Mr. Bluestone is an adjunct professor of law at St. John’s University College of Law, teaching Legal Malpractice.  Mr. Bluestone has argued legal malpractice cases in the Second Circuit, in the New York State Court of Appeals, each of the four New York Appellate Divisions, in all four of  the U.S. District Courts of New York and in Supreme Courts all over the state.  He has also been admitted pro haec vice in the states of Connecticut, New Jersey and Florida and was formally admitted to the US District Court of Connecticut and to its Bankruptcy Court all for legal malpractice matters. He has been retained by U.S. Trustees in legal malpractice cases from Bankruptcy Courts, and has represented municipalities, insurance companies, hedge funds, communications companies and international manufacturing firms. Mr. Bluestone regularly lectures in CLEs on legal malpractice.

Based upon his professional experience Bluestone was named a Diplomate and was Board Certified by the American Board of Professional Liability Attorneys in 2008 in Legal Malpractice. He remains Board Certified.  He was admitted to The Best Lawyers in America from 2012-2019.  He has been featured in Who’s Who in Law since 1993.

In the last years, Mr. Bluestone has been featured for two particularly noteworthy legal malpractice cases.  The first was a settlement of an $11.9 million dollar default legal malpractice case of Yeo v. Kasowitz, Benson, Torres & Friedman which was reported in the NYLJ on August 15, 2016. Most recently, Mr. Bluestone obtained a rare plaintiff’s verdict in a legal malpractice case on behalf of the City of White Plains v. Joseph Maria, reported in the NYLJ on February 14, 2017. It was the sole legal malpractice jury verdict in the State of New York for 2017.

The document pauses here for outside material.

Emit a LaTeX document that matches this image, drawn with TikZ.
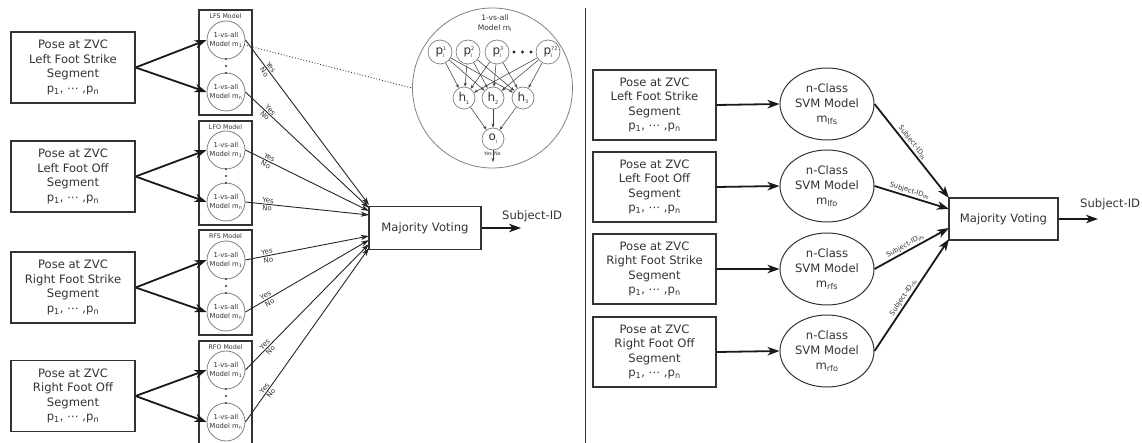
\documentclass[tikz,border=0pt]{standalone}
\usepackage{fontspec}
\setmainfont{DejaVu Sans}
\usetikzlibrary{arrows.meta,shapes.geometric,calc}
\definecolor{ink}{HTML}{333333}
\definecolor{circ}{HTML}{808080}
\begin{document}
\begin{tikzpicture}[x=1pt,y=-1pt,
  font=\fontsize{11.6}{14.5}\selectfont, text=ink,
  inbox/.style={draw=ink, line width=1.2pt, minimum width=124pt, minimum height=71pt, align=center, inner sep=0pt},
  grpbox/.style={draw=ink, line width=1.1pt, minimum width=53pt, inner sep=0pt},
  grplbl/.style={font=\fontsize{6.3}{7}\selectfont, inner sep=0pt},
  mcirc/.style={circle, draw=circ, line width=0.8pt, minimum size=38pt, inner sep=0pt, align=center, font=\fontsize{6.8}{9}\selectfont},
  thickarr/.style={draw=black!90, line width=1.8pt, -{Stealth[length=12pt,width=8.5pt,inset=3.5pt]}},
  vote/.style={draw=black!85, line width=0.9pt, -{Stealth[length=8pt,width=5pt,inset=2pt]}},
  yn/.style={font=\fontsize{7}{8}\selectfont, inner sep=1pt, sloped, pos=0.18},
  mvbox/.style={draw=ink, line width=1.1pt, inner sep=0pt},
  pn/.style={circle, draw=circ, line width=0.7pt, minimum size=24pt, inner sep=0pt, font=\fontsize{12}{12}\selectfont},
  hn/.style={circle, draw=circ, line width=0.7pt, minimum size=22pt, inner sep=0pt, font=\fontsize{12}{12}\selectfont},
  inarr/.style={draw=black!75, line width=0.55pt, -{Stealth[length=4pt,width=3pt]}},
  ell/.style={ellipse, draw=ink, line width=1pt, minimum width=94pt, minimum height=72pt, inner sep=0pt, align=center, font=\fontsize{11.6}{15}\selectfont},
  sidlbl/.style={font=\fontsize{6.8}{8}\selectfont, inner sep=1.5pt, sloped, above, pos=0.45}
]
\useasboundingbox (0,0) rectangle (1142,443);
\clip (0,0) rectangle (1142,443);

% ---------------- left part ----------------
\node[inbox] (lin1) at (73,67.5) {Pose at ZVC\\Left Foot Strike\\Segment\\p\textsubscript{1}, ⋯ ,p\textsubscript{n}};
\node[inbox] (lin2) at (73,176.5) {Pose at ZVC\\Left Foot Off\\Segment\\p\textsubscript{1}, ⋯ ,p\textsubscript{n}};
\node[inbox] (lin3) at (73,287.5) {Pose at ZVC\\Right Foot Strike\\Segment\\p\textsubscript{1}, ⋯ ,p\textsubscript{n}};
\node[inbox] (lin4) at (73,396) {Pose at ZVC\\Right Foot Off\\Segment\\p\textsubscript{1}, ⋯ ,p\textsubscript{n}};

\node[grpbox, minimum height=105pt] (gLFS) at (225.5,62.5) {};
\node[grpbox, minimum height=104pt] (gLFO) at (225.5,173) {};
\node[grpbox, minimum height=105pt] (gRFS) at (225.5,282.5) {};
\node[grpbox, minimum height=112pt] (gRFO) at (225.5,397) {};
\node[grplbl] (tLFS) at (225.5,16) {LFS Model};
\node[grplbl] (tLFO) at (225.5,127) {LFO Model};
\node[grplbl] (tRFS) at (225.5,236) {RFS Model};
\node[grplbl] (tRFO) at (225.5,347) {RFO Model};

\foreach \n/\ya/\yb in {lfs/40/92, lfo/150/202, rfs/260/312, rfo/370/422}{
  \node[mcirc] (\n1) at (226,\ya) {1-vs-all\\Model m\textsubscript{1}};
  \node[mcirc] (\n2) at (226,\yb) {1-vs-all\\Model m\textsubscript{n}};
  \foreach \d in {-7,0,7}{\fill[ink] (226,{(\ya+\yb)/2+\d}) circle (1.1pt);}
}

\draw[thickarr] (lin1.east) -- (lfs1.west);
\draw[thickarr] (lin1.east) -- (lfs2.west);
\draw[thickarr] (lin2.east) -- (lfo1.west);
\draw[thickarr] (lin2.east) -- (lfo2.west);
\draw[thickarr] (lin3.east) -- (rfs1.west);
\draw[thickarr] (lin3.east) -- (rfs2.west);
\draw[thickarr] (lin4.east) -- (rfo1.west);
\draw[thickarr] (lin4.east) -- (rfo2.west);

\node[mvbox, minimum width=112pt, minimum height=43pt] (mvL) at (425,228) {Majority Voting};
\coordinate (tL1) at (369,205);
\coordinate (tL2) at (369,208);
\coordinate (tL3) at (369,211);
\coordinate (tL4) at (369,215);
\coordinate (tL5) at (369,236);
\coordinate (tL6) at (369,240);
\coordinate (tL7) at (369,244);
\coordinate (tL8) at (369,248);
\foreach \c/\t in {lfs1/tL1, lfs2/tL2, lfo1/tL3, lfo2/tL4, rfs1/tL5, rfs2/tL6, rfo1/tL7, rfo2/tL8}{
  \draw[vote] (\c.east) -- (\t) node[yn, above] {Yes} node[yn, below] {No};
}
\coordinate (oL) at (521,228);
\draw[thickarr] (mvL.east) -- (oL);
\node[anchor=west, inner sep=0pt] (sidL) at (502,216) {Subject-ID};

% inset network
\node[circle, draw=circ, line width=0.8pt, minimum size=160pt, inner sep=0pt] (inset) at (492.5,88) {};
\draw[dotted, line width=0.9pt, black!80] ($(lfs1.center)+(15:19)$) -- (inset.west);
\node[font=\fontsize{7.5}{10}\selectfont, align=center, inner sep=0pt] (insT) at (495,23) {1-vs-all\\Model m\textsubscript{i}};
\node[pn] (p1) at (440,52) {p\rlap{\raisebox{0.6ex}{\fontsize{5}{5}\selectfont 1}}\raisebox{-0.5ex}{\fontsize{5}{5}\selectfont i}};
\node[pn] (p2) at (468,52) {p\rlap{\raisebox{0.6ex}{\fontsize{5}{5}\selectfont 2}}\raisebox{-0.5ex}{\fontsize{5}{5}\selectfont i}};
\node[pn] (p3) at (497,52) {p\rlap{\raisebox{0.6ex}{\fontsize{5}{5}\selectfont 3}}\raisebox{-0.5ex}{\fontsize{5}{5}\selectfont i}};
\node[pn] (p4) at (548,52) {p\rlap{\raisebox{0.6ex}{\fontsize{5}{5}\selectfont 72}}\raisebox{-0.5ex}{\fontsize{5}{5}\selectfont i}};
\foreach \x in {514,522.5,531}{\fill[black!85] (\x,52) circle (1.7pt);}
\node[hn] (h1) at (464,98) {h\raisebox{-0.45ex}{\fontsize{5}{5}\selectfont 1}};
\node[hn] (h2) at (493,98) {h\raisebox{-0.45ex}{\fontsize{5}{5}\selectfont 2}};
\node[hn] (h3) at (523,98) {h\raisebox{-0.45ex}{\fontsize{5}{5}\selectfont 3}};
\node[hn] (o) at (493,139) {o\raisebox{-0.45ex}{\fontsize{5}{5}\selectfont i}};
\foreach \p in {p1,p2,p3,p4}{\foreach \h in {h1,h2,h3}{\draw[inarr] (\p) -- (\h);}}
\foreach \h in {h1,h2,h3}{\draw[inarr] (\h) -- (o);}
\coordinate (oo) at (493,162);
\draw[inarr] (o.south) -- (oo);
\node[font=\fontsize{5}{6}\selectfont, anchor=east, inner sep=0.8pt] (yI) at (493,154) {Yes};
\node[font=\fontsize{5}{6}\selectfont, anchor=west, inner sep=0.8pt] (nI) at (493,154) {No};

% divider
\coordinate (dv1) at (585,8);
\coordinate (dv2) at (585,443);
\draw[line width=0.9pt, ink] (dv1) -- (dv2);

% ---------------- right part ----------------
\node[inbox, minimum width=123pt, minimum height=70pt] (rin1) at (654.5,105) {Pose at ZVC\\Left Foot Strike\\Segment\\p\textsubscript{1}, ⋯ ,p\textsubscript{n}};
\node[inbox, minimum width=123pt, minimum height=70pt] (rin2) at (654.5,187) {Pose at ZVC\\Left Foot Off\\Segment\\p\textsubscript{1}, ⋯ ,p\textsubscript{n}};
\node[inbox, minimum width=123pt, minimum height=70pt] (rin3) at (654.5,269) {Pose at ZVC\\Right Foot Strike\\Segment\\p\textsubscript{1}, ⋯ ,p\textsubscript{n}};
\node[inbox, minimum width=123pt, minimum height=70pt] (rin4) at (654.5,352) {Pose at ZVC\\Right Foot Off\\Segment\\p\textsubscript{1}, ⋯ ,p\textsubscript{n}};

\node[ell] (e1) at (827,104) {n-Class\\SVM Model\\m\textsubscript{lfs}};
\node[ell] (e2) at (827,186) {n-Class\\SVM Model\\m\textsubscript{lfo}};
\node[ell] (e3) at (827,269) {n-Class\\SVM Model\\m\textsubscript{rfs}};
\node[ell] (e4) at (827,351) {n-Class\\SVM Model\\m\textsubscript{rfo}};

\draw[thickarr] (rin1.east) -- (e1.west);
\draw[thickarr] (rin2.east) -- (e2.west);
\draw[thickarr] (rin3.east) -- (e3.west);
\draw[thickarr] (rin4.east) -- (e4.west);

\node[mvbox, minimum width=109pt, minimum height=42pt] (mvR) at (1003.5,219) {Majority Voting};
\coordinate (tR1) at (949,198);
\coordinate (tR2) at (949,209);
\coordinate (tR3) at (949,228);
\coordinate (tR4) at (949,239);
\draw[thickarr] (e1.east) -- (tR1) node[sidlbl] {Subject-ID\textsubscript{lfs}};
\draw[thickarr] (e2.east) -- (tR2) node[sidlbl] {Subject-ID\textsubscript{lfo}};
\draw[thickarr] (e3.east) -- (tR3) node[sidlbl] {Subject-ID\textsubscript{rfs}};
\draw[thickarr] (e4.east) -- (tR4) node[sidlbl] {Subject-ID\textsubscript{rfo}};
\coordinate (oR) at (1098,219);
\draw[thickarr] (mvR.east) -- (oR);
\node[anchor=west, inner sep=0pt] (sidR) at (1080,204) {Subject-ID};
\end{tikzpicture}
\end{document}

Bluestone has been at the forefront of the development of legal malpractice principles and has contributed case law decisions, writing and lecturing which have been recognized by his peers.  He is regularly mentioned in academic writing, and his past cases are often cited in current legal malpractice decisions. He is recognized for his ample writings on Judiciary Law § 487, a 850 year old statute deriving from England which relates to attorney deceit.